2. How do you handle a subcontractor crew that is moving fast but creating quality issues?
This shows whether the person understands the tradeoff between speed and rework.
3. What field documents do you expect to stay current during a build?
This helps you spot candidates who understand redlines, production reporting, inspection readiness, and closeout.
4. How do you escalate blockers like permitting delays, access issues, or utility conflicts?
This reveals how they handle communication and field risk under pressure.
5. What do you check before calling a route or segment complete?
This helps separate people who build fast from people who build cleanly.
A Simple Hiring Checklist for Employers
If you are hiring for this role, keep the evaluation practical.
First, confirm that the candidate has worked on the type of fiber project you are building. Someone who has only handled small local jobs may not be the right fit for a multi-crew FTTH or rural broadband program.
Then confirm that they can protect the full field picture, not just labor output.

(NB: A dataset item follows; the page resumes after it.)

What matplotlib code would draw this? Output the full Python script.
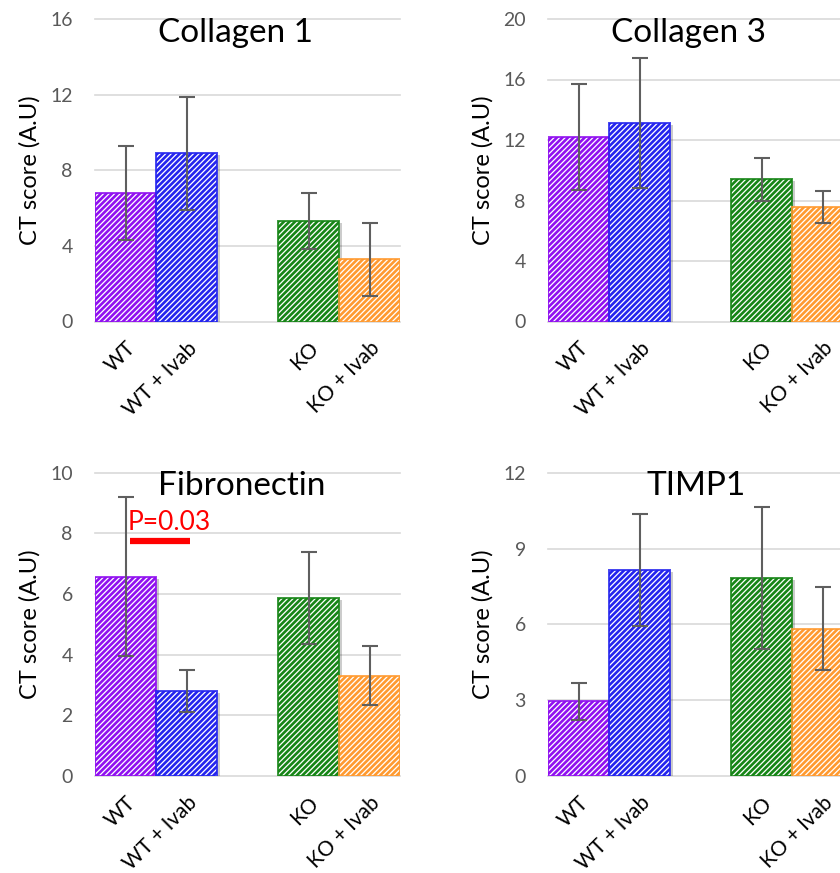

A strong supervisor should help protect:
- schedule
- quality
- safety
- documentation
- closeout
If one of those areas stays weak, the project usually feels it.
How Broadstaff Helps Fill OSP and Fiber Leadership Roles Faster
OSP supervisors are not easy hires because the role sits between field execution, leadership, and accountability.

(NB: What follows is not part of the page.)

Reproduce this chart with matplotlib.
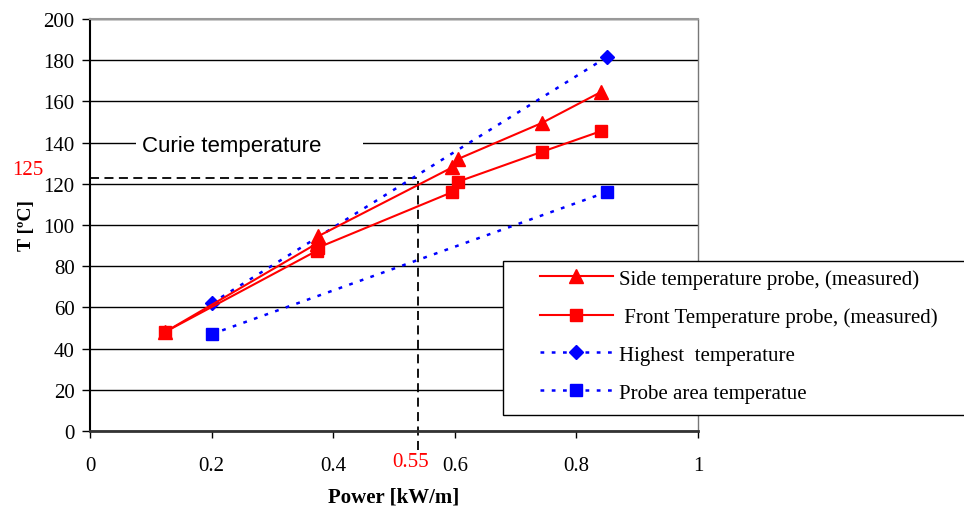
import matplotlib
matplotlib.use("Agg")
import matplotlib.pyplot as plt
from matplotlib.patches import Rectangle

# data
side_x = [0.123, 0.373, 0.375, 0.596, 0.605, 0.743, 0.84]
side_y = [48, 91, 94.5, 128, 132, 149.5, 164.5]
front_x = [0.123, 0.373, 0.375, 0.596, 0.605, 0.743, 0.84]
front_y = [48, 87.5, 89, 116, 121, 135.5, 145.5]
high_x = [0.2, 0.85]
high_y = [62, 181.5]
probe_x = [0.2, 0.85]
probe_y = [47, 116]

curie_T = 123
curie_P = 0.54

x_ticks = [0, 0.2, 0.4, 0.6, 0.8, 1]
x_labels = ["0", "0.2", "0.4", "0.6", "0.8", "1"]
y_ticks = list(range(0, 201, 20))

serif = ["Liberation Serif", "DejaVu Serif"]
plt.rcParams["font.family"] = serif

fig = plt.figure(figsize=(9.64, 5.10), dpi=100)
ax = fig.add_axes([90 / 964, 78 / 510, 608 / 964, 412 / 510])

# measured probes
ax.plot(side_x, side_y, color="red", lw=1.5, marker="^", ms=9.5,
        label="Side temperature probe, (measured)", zorder=4)
ax.plot(front_x, front_y, color="red", lw=1.5, marker="s", ms=8.5,
        label=" Front Temperature probe, (measured)", zorder=4)
# calculated
ax.plot(high_x, high_y, color="blue", lw=1.8, ls=(0, (1.5, 3)), marker="D", ms=7,
        label="Highest  temperature", zorder=3)
ax.plot(probe_x, probe_y, color="blue", lw=1.8, ls=(0, (1.5, 3)), marker="s", ms=8.5,
        label="Probe area temperatue", zorder=3)

# Curie temperature markers
ax.plot([0, curie_P], [curie_T, curie_T], color="black", lw=1.3, ls=(0, (5, 3)), zorder=2)
ax.plot([curie_P, curie_P], [-9, curie_T], color="black", lw=1.3, ls=(0, (5, 3)),
        clip_on=False, zorder=2)
ax.add_patch(Rectangle((0.076, 133), 0.373, 10, facecolor="white", edgecolor="none", zorder=1.8))
ax.text(0.0855, 138.5, "Curie temperature", fontsize=16, va="center", ha="left",
        family=["Liberation Sans", "DejaVu Sans"], zorder=3)
ax.text(-0.102, 127, "125", color="red", fontsize=15, ha="center", va="center", clip_on=False)
ax.text(0.528, -15, "0.55", color="red", fontsize=15, ha="center", va="center", clip_on=False)

ax.set_xlim(0, 1)
ax.set_ylim(0, 200)
ax.set_xticks(x_ticks)
ax.set_xticklabels(x_labels)
ax.set_yticks(y_ticks)
ax.tick_params(axis="y", direction="out", length=6, width=1, pad=5, labelsize=15)
ax.tick_params(axis="x", direction="out", length=5, width=1, pad=13, labelsize=15)
ax.yaxis.grid(True, color="black", lw=1)
ax.xaxis.grid(False)

ax.spines["left"].set_linewidth(1.5)
ax.spines["bottom"].set_linewidth(2)
ax.spines["bottom"].set_color("#333333")
ax.spines["top"].set_color("#999999")
ax.spines["top"].set_linewidth(1.5)
ax.spines["right"].set_color("#777777")
ax.spines["right"].set_linewidth(1)

ax.set_xlabel("Power [kW/m]", fontsize=15, fontweight="bold", labelpad=8)
ax.set_ylabel("T [ºC]", fontsize=14, fontweight="bold", labelpad=6)

# legend frame drawn separately, it runs off the right edge of the figure
fig.patches.append(Rectangle((503 / 964, 1 - 416 / 510), 470 / 964, 154 / 510,
                             transform=fig.transFigure, facecolor="white",
                             edgecolor="black", lw=1, zorder=4))
handles, labels = ax.get_legend_handles_labels()
leg = fig.legend(handles, labels, loc="upper left", bbox_to_anchor=(540 / 964, 1 - 270 / 510),
                 bbox_transform=fig.transFigure, borderaxespad=0, borderpad=0,
                 frameon=False, fontsize=15, handlelength=3.5,
                 labelspacing=0.88, handletextpad=0.3)
leg.set_zorder(5)

fig.savefig("out.png", dpi=100)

That is why many companies struggle when they rely on general recruiting alone. A resume may look close enough, but the real question is whether the candidate has managed fiber construction in a way that protects schedule, quality, and closeout.
Broadstaff helps employers hire across the fiber market, from technicians and splicers to project leadership roles. For companies that need broader support, Broadstaff also provides fiber broadband staffing services built around the real demands of broadband expansion, network construction, and field execution.
For employers, that matters because the right supervisor can improve field performance quickly. The wrong one can hide problems until the job is already paying for them.
FAQs About Outside Plant Supervisors
What does an outside plant supervisor do?
This role manages day-to-day fiber construction in the field. That usually includes crew oversight, subcontractor coordination, quality checks, safety, blocker escalation, and closeout follow-up.
What is the difference between an OSP supervisor and an OSP project manager?
An OSP supervisor is usually closer to daily field execution. An OSP project manager usually owns the broader project picture, including reporting, coordination, and overall schedule control.
Is an outside plant supervisor only for large projects?
No. Smaller projects can need one too. The role becomes especially important when there are multiple crews, subcontractors, tight deadlines, or complex closeout requirements.
Does this role need fiber-specific experience?
Usually, yes. General construction experience helps, but fiber builds have their own standards, risks, documentation needs, and inspection expectations.
What makes a strong outside plant supervisor?
Strong supervisors combine field knowledge, leadership, urgency, communication, and documentation discipline. They do not just keep crews busy. They help keep the work clean, safe, and on schedule.